A conservative scaling analysis of Z-pinch dynamic Hohlraums for inertial confinement fusion

Abstract

In this paper, physical issues of Z-pinch dynamic Hohlraums aimed at ignition are numerically investigated. Three-wave propagation, including the thermal wave, the ablation shock driven by radiation emitted by the nested tungsten wire-array plasma, and the main shock, is found to determine the Hohlraum formation at high currents. Based on requirements of high temperature radiation, three-wave isolation, and a suitable Hohlraum-capsule size ratio, a converter with an initial radius of 5 mm is suggested. As the rise time of the drive current is varied, two kinds of Hohlraum designs are examined. One is to fix the wire-array mass and vary the wire-array radius; the other is to fix the wire-array radius and vary the wire-array mass. In situations of long rise times, the first kind of Hohlraum design should be adopted.
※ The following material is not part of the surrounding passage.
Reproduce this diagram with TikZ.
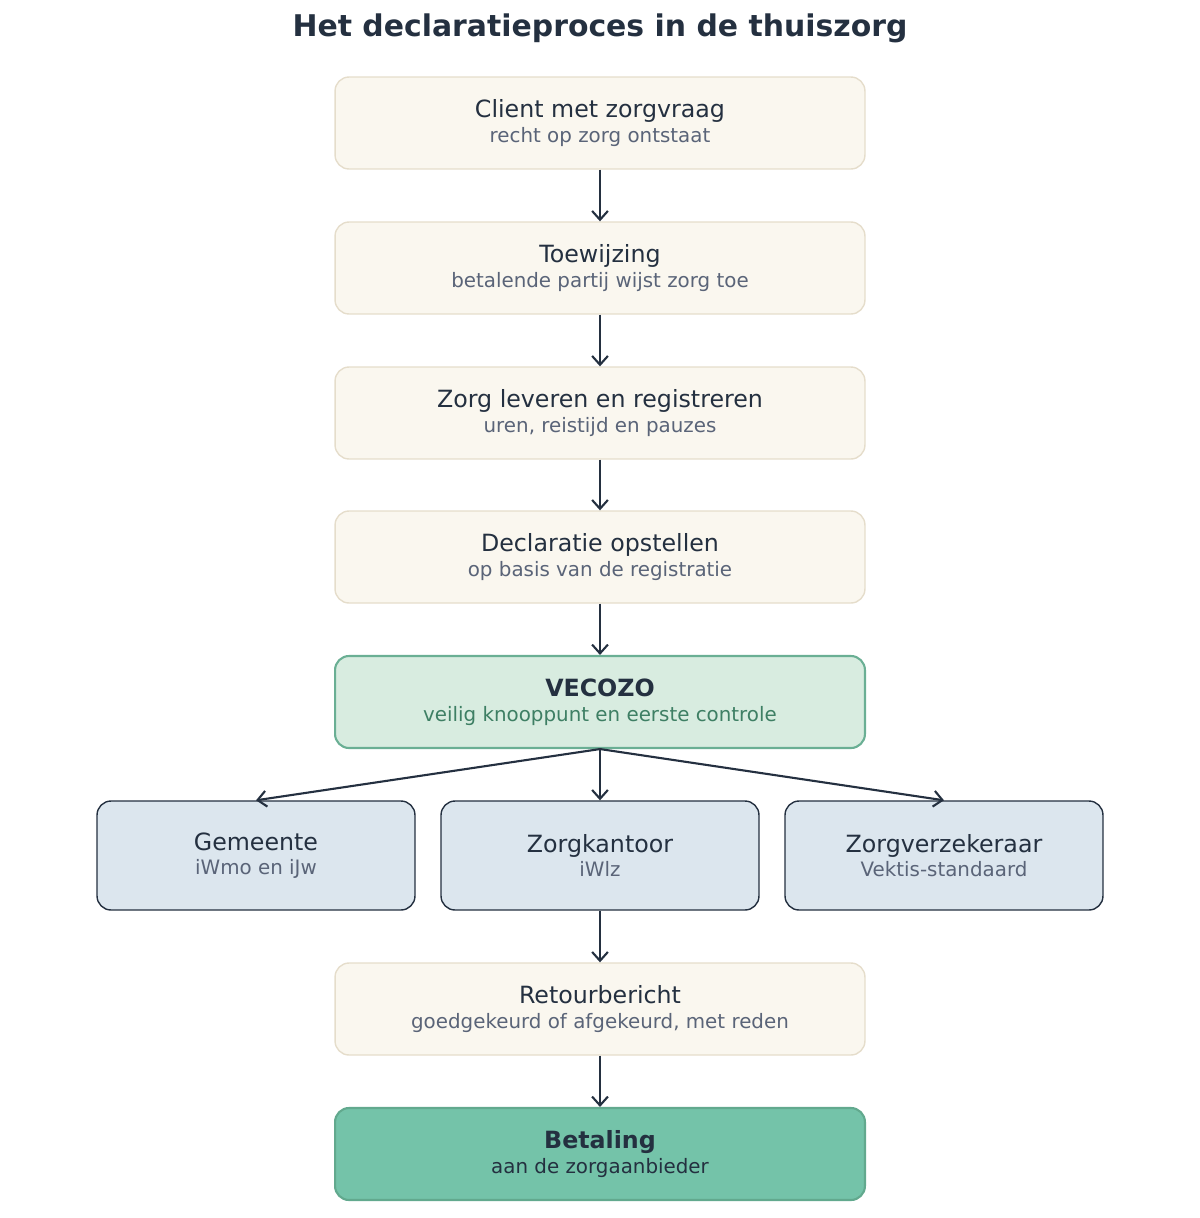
\documentclass[tikz,border=0pt]{standalone}
\usepackage{fontspec}
\setmainfont{DejaVu Sans}
\usetikzlibrary{arrows.meta}
\definecolor{ink}{HTML}{243040}
\definecolor{subgray}{HTML}{5A6478}
\definecolor{creamfill}{HTML}{FAF7EF}
\definecolor{creamline}{HTML}{E5DDCB}
\definecolor{mintfill}{HTML}{D8ECE0}
\definecolor{mintline}{HTML}{6AAF94}
\definecolor{mintink}{HTML}{3E7F64}
\definecolor{bluefill}{HTML}{DCE6EE}
\definecolor{payfill}{HTML}{74C3A9}
\definecolor{payline}{HTML}{62A98E}
\newcommand{\step}[2]{{\fontsize{13.5}{16}\selectfont #1}\\[2pt]{\fontsize{11.3}{14}\selectfont\color{subgray}#2}}

\begin{document}
\begin{tikzpicture}[x=0.02cm,y=-0.02cm,>={Straight Barb[length=5pt,width=9pt]},
    box/.style={draw=creamline,fill=creamfill,line width=0.8pt,rounded corners=0.28cm,
        minimum width=10.6cm,minimum height=1.84cm,align=center,text=ink},
    hub/.style={box,draw=mintline,fill=mintfill,line width=1.2pt},
    payer/.style={box,draw=ink,fill=bluefill,minimum width=6.36cm,minimum height=2.18cm},
    pay/.style={box,draw=payline,fill=payfill,line width=1.2pt},
    flow/.style={->,draw=ink,line width=1.2pt}]
        \useasboundingbox (0,0) rectangle (1200,1218);
        % title
        \node[text=ink,font=\bfseries\fontsize{17}{20}\selectfont] (title) at (600,28) {Het declaratieproces in de thuiszorg};
        % steps
        \node[box] (client) at (600,123) {\step{Client met zorgvraag}{recht op zorg ontstaat}};
        \node[box] (toew) at (600,268) {\step{Toewijzing}{betalende partij wijst zorg toe}};
        \node[box] (lever) at (600,413) {\step{Zorg leveren en registreren}{uren, reistijd en pauzes}};
        \node[box] (decl) at (600,557) {\step{Declaratie opstellen}{op basis van de registratie}};
        \node[hub] (vecozo) at (600,702) {{\fontsize{13.5}{16}\selectfont\bfseries VECOZO}\\[2pt]{\fontsize{11.3}{14}\selectfont\color{mintink}veilig knooppunt en eerste controle}};
        % payers
        \node[payer] (gem) at (256,855.5) {\step{Gemeente}{iWmo en iJw}};
        \node[payer] (kant) at (600,855.5) {\step{Zorgkantoor}{iWlz}};
        \node[payer] (verz) at (944,855.5) {\step{Zorgverzekeraar}{Vektis-standaard}};
        \node[box] (retour) at (600,1009) {\step{Retourbericht}{goedgekeurd of afgekeurd, met reden}};
        \node[pay] (betaling) at (600,1154) {{\fontsize{13.5}{16}\selectfont\bfseries Betaling}\\[2pt]{\fontsize{11.3}{14}\selectfont aan de zorgaanbieder}};
        % arrows
        \draw[flow] (client) -- (toew);
        \draw[flow] (toew) -- (lever);
        \draw[flow] (lever) -- (decl);
        \draw[flow] (decl) -- (vecozo);
        \foreach \p in {gem,kant,verz}
            \draw[flow] (vecozo.south) -- (\p.north);
        \draw[flow] (kant) -- (retour);
        \draw[flow] (retour) -- (betaling);
    \end{tikzpicture}
\end{document}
Preliminary simulations show that a radiation source with a peak temperature over 308 eV and large enough energy with longer pulse duration is critical for a volume capsule design. Based on the considerations of (1) not underestimating the magneto-Rayleigh-Taylor effect, (2) avoiding the direct shock thermalization on the axis, (3) using of a suitable converter radius, and (4) iteration of dynamic Hohlraum and capsule calculations, a conservative Hohlraum design is proposed. In this Hohlraum design, a radiation pulse with a peak temperature of 312 eV and an efficient time duration of ∼9 ns, which is cut before the main shock arrives at the axis, is produced to drive a two-shell capsule to generate over 10 MJ fusion yield in the case of 50 MA and 100 ns.